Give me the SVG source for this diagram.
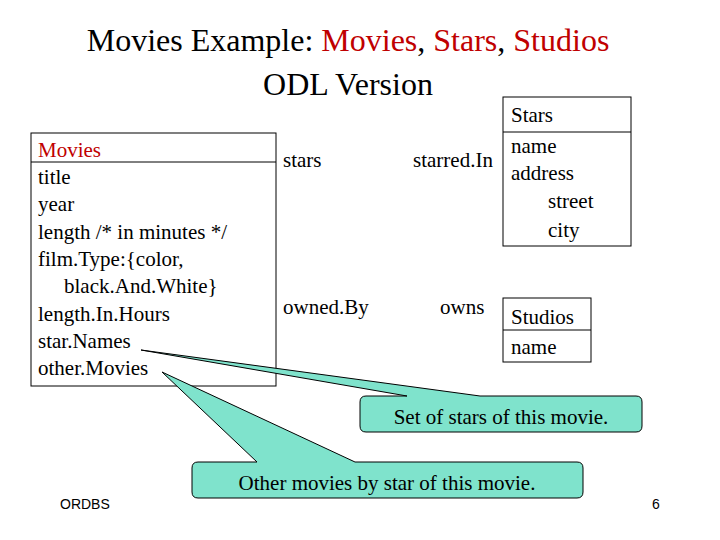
<svg xmlns="http://www.w3.org/2000/svg" width="720" height="540" viewBox="0 0 720 540">
<style>
text{font-family:"Liberation Serif",serif;font-size:21px;fill:#000}
.t{font-size:32px}
.r{fill:#c00000}
.box{fill:#fff;stroke:#000;stroke-width:1}
.co{fill:#7fe3cc;stroke:#000;stroke-width:1}
.s{font-family:"Liberation Sans",sans-serif;font-size:14px}
</style>
<rect width="720" height="540" fill="#fff"/>
<text class="t" x="348" y="51" text-anchor="middle">Movies Example: <tspan class="r">Movies</tspan>, <tspan class="r">Stars</tspan>, <tspan class="r">Studios</tspan></text>
<text class="t" x="348" y="95" text-anchor="middle">ODL Version</text>
<g id="movies">
<rect class="box" x="31" y="133" width="245" height="253"/>
<line x1="31" y1="162" x2="276" y2="162" stroke="#000"/>
<text x="38" y="157" class="r">Movies</text>
<text x="38" y="184">title</text>
<text x="38" y="211">year</text>
<text x="38" y="239">length /* in minutes */</text>
<text x="38" y="266">film.Type:{color,</text>
<text x="64" y="293">black.And.White}</text>
<text x="38" y="321">length.In.Hours</text>
<text x="38" y="348">star.Names</text>
<text x="38" y="375">other.Movies</text>
</g>
<g id="stars">
<rect class="box" x="503" y="97" width="128" height="149"/>
<line x1="503" y1="132" x2="631" y2="132" stroke="#000"/>
<text x="511" y="122">Stars</text>
<text x="511" y="153">name</text>
<text x="511" y="180">address</text>
<text x="548" y="208">street</text>
<text x="548" y="237">city</text>
</g>
<g id="studios">
<rect class="box" x="503" y="298" width="88" height="64"/>
<line x1="503" y1="330" x2="591" y2="330" stroke="#000"/>
<text x="511" y="324">Studios</text>
<text x="511" y="354">name</text>
</g>
<g id="labels">
<text x="283" y="167">stars</text>
<text x="413" y="167">starred.In</text>
<text x="283" y="314">owned.By</text>
<text x="440" y="314">owns</text>
</g>
<g id="connectors">
<path class="co" d="M360,402 Q360,396 366,396 L407,396 L141,350 L480,396 L636,396 Q642,396 642,402 L642,426 Q642,432 636,432 L366,432 Q360,432 360,426 Z"/>
<path class="co" d="M192,468 Q192,462 198,462 L257,462 L162,372 L355,462 L577,462 Q583,462 583,468 L583,492 Q583,498 577,498 L198,498 Q192,498 192,492 Z"/>
</g>
<text x="501" y="424" text-anchor="middle">Set of stars of this movie.</text>
<text x="387" y="490" text-anchor="middle">Other movies by star of this movie.</text>
<text class="s" x="60" y="509">ORDBS</text>
<text class="s" x="652" y="509">6</text>
</svg>
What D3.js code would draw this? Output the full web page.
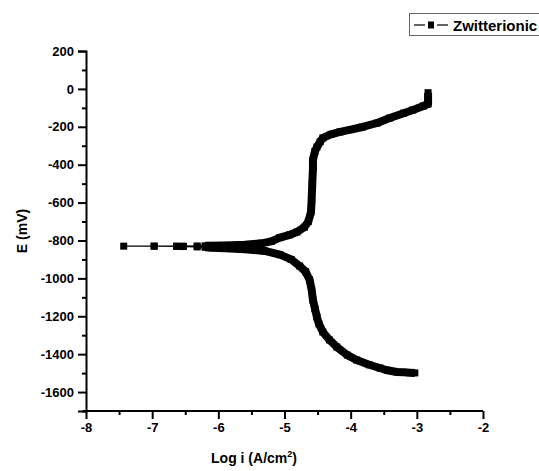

☆ ☆ ☆ ☆

## REQUIRED TASK
Restate each of the entries above word for word and skip every image.

## CORRECT RESPONSE
Give me the SVG source for this diagram.
<svg xmlns="http://www.w3.org/2000/svg" width="720" height="540" viewBox="0 0 720 540">
<style>
text{font-family:"Liberation Serif",serif;font-size:21px;fill:#000}
.t{font-size:32px}
.r{fill:#c00000}
.box{fill:#fff;stroke:#000;stroke-width:1}
.co{fill:#7fe3cc;stroke:#000;stroke-width:1}
.s{font-family:"Liberation Sans",sans-serif;font-size:14px}
</style>
<rect width="720" height="540" fill="#fff"/>
<text class="t" x="348" y="51" text-anchor="middle">Movies Example: <tspan class="r">Movies</tspan>, <tspan class="r">Stars</tspan>, <tspan class="r">Studios</tspan></text>
<text class="t" x="348" y="95" text-anchor="middle">ODL Version</text>
<g id="movies">
<rect class="box" x="31" y="133" width="245" height="253"/>
<line x1="31" y1="162" x2="276" y2="162" stroke="#000"/>
<text x="38" y="157" class="r">Movies</text>
<text x="38" y="184">title</text>
<text x="38" y="211">year</text>
<text x="38" y="239">length /* in minutes */</text>
<text x="38" y="266">film.Type:{color,</text>
<text x="64" y="293">black.And.White}</text>
<text x="38" y="321">length.In.Hours</text>
<text x="38" y="348">star.Names</text>
<text x="38" y="375">other.Movies</text>
</g>
<g id="stars">
<rect class="box" x="503" y="97" width="128" height="149"/>
<line x1="503" y1="132" x2="631" y2="132" stroke="#000"/>
<text x="511" y="122">Stars</text>
<text x="511" y="153">name</text>
<text x="511" y="180">address</text>
<text x="548" y="208">street</text>
<text x="548" y="237">city</text>
</g>
<g id="studios">
<rect class="box" x="503" y="298" width="88" height="64"/>
<line x1="503" y1="330" x2="591" y2="330" stroke="#000"/>
<text x="511" y="324">Studios</text>
<text x="511" y="354">name</text>
</g>
<g id="labels">
<text x="283" y="167">stars</text>
<text x="413" y="167">starred.In</text>
<text x="283" y="314">owned.By</text>
<text x="440" y="314">owns</text>
</g>
<g id="connectors">
<path class="co" d="M360,402 Q360,396 366,396 L407,396 L141,350 L480,396 L636,396 Q642,396 642,402 L642,426 Q642,432 636,432 L366,432 Q360,432 360,426 Z"/>
<path class="co" d="M192,468 Q192,462 198,462 L257,462 L162,372 L355,462 L577,462 Q583,462 583,468 L583,492 Q583,498 577,498 L198,498 Q192,498 192,492 Z"/>
</g>
<text x="501" y="424" text-anchor="middle">Set of stars of this movie.</text>
<text x="387" y="490" text-anchor="middle">Other movies by star of this movie.</text>
<text class="s" x="60" y="509">ORDBS</text>
<text class="s" x="652" y="509">6</text>
</svg>
What D3.js code would draw this? Output the full web page.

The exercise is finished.